Here's a posting that's right on the money --- gas prices do make some difference in a cab driver's day-to-day income, but the outrageous and ever rising price tag on medallions held by monopolists, many of whom aren't even living in the Midwest is much more distressing long term.

The real squeeze isn't just going to come from the oil barons around the planet, and the focus of the concerned in our community needs to be on controling this commodity first and foremost.


Donald Nathan

Re: Re: How much should taxi drivers make?

The City resolutely ignores any talk of re-instituting the so-called "senior driver" medallion lottery.

It's Rule 18 or 19, which used to authorize the medallion lottery, but now authorizes the "auction," which should be outlawed, if it isn't, in light of state law and case law providing for "licensing" at cost to the licensing agency.

But in these economic conditions and times, as well “home rule” laws in the current Illinois State Constitution, which The Honorable Richard Daily helped write, to the City it means "act like the mob, take what you can get by hook or by crook."

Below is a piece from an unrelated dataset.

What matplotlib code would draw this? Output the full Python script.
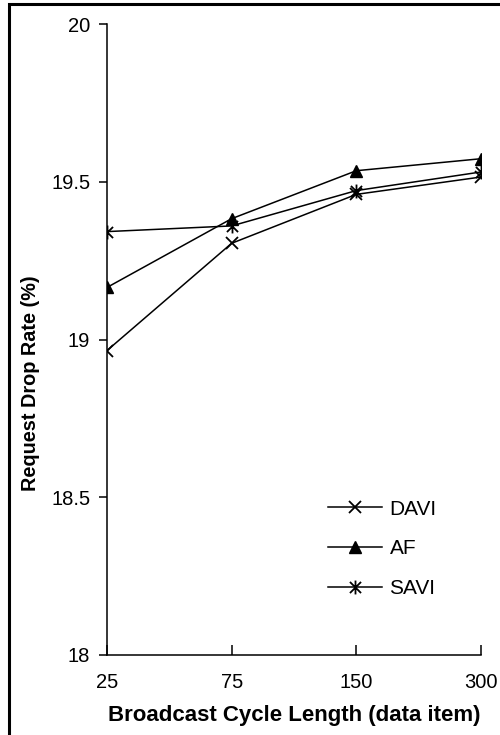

Thus by manipulating medallion "auction" prices (setting fake prices), “auctioning or more accurately-“selling” instead of ISSUING the licenses, the City scores huge bucks and the "buyers" score more power and more cash generators (cab drivers behind the wheels of their cabs).

The current scheme of things: Push the price high enough to get single-medallion holders to sell out, which then can be gobbled up by front-men for the big fleets and "outsider" fleet operators, with unknown and undisclosed financial backing, from who-knows-where, even Russian and Kuwaiti "banking interests" might be involved.

It is not a new story: Little guy gets squeezed out, big guys take over, with the help of the government.

The idea of "trimming influence" really means making the lawful authorities RESPONSIBLE and ACCOUNTABLE for their decisions and actions.

But then you have to institute laws that govern the government and reduce or diminish or mitigate their current level of power and influence.

I would venture to speculate that the last thing our City government wants on its individual and collective back is more laws that protect the public from the government, in this case, cab drivers and medallion holders.

Re: Re: Re: How much should taxi drivers make?

After readig your artical agree one hundred pecent but the government has the laws it needid, but it needs the will to infors it .
examble: one company it keeps over hundred cabs in it"garage to keep demand high in the street for cabs so they justify thir increases the weekly leass.
the city shuld make sure every cab fits to be on the street, be on the street at rush hour time.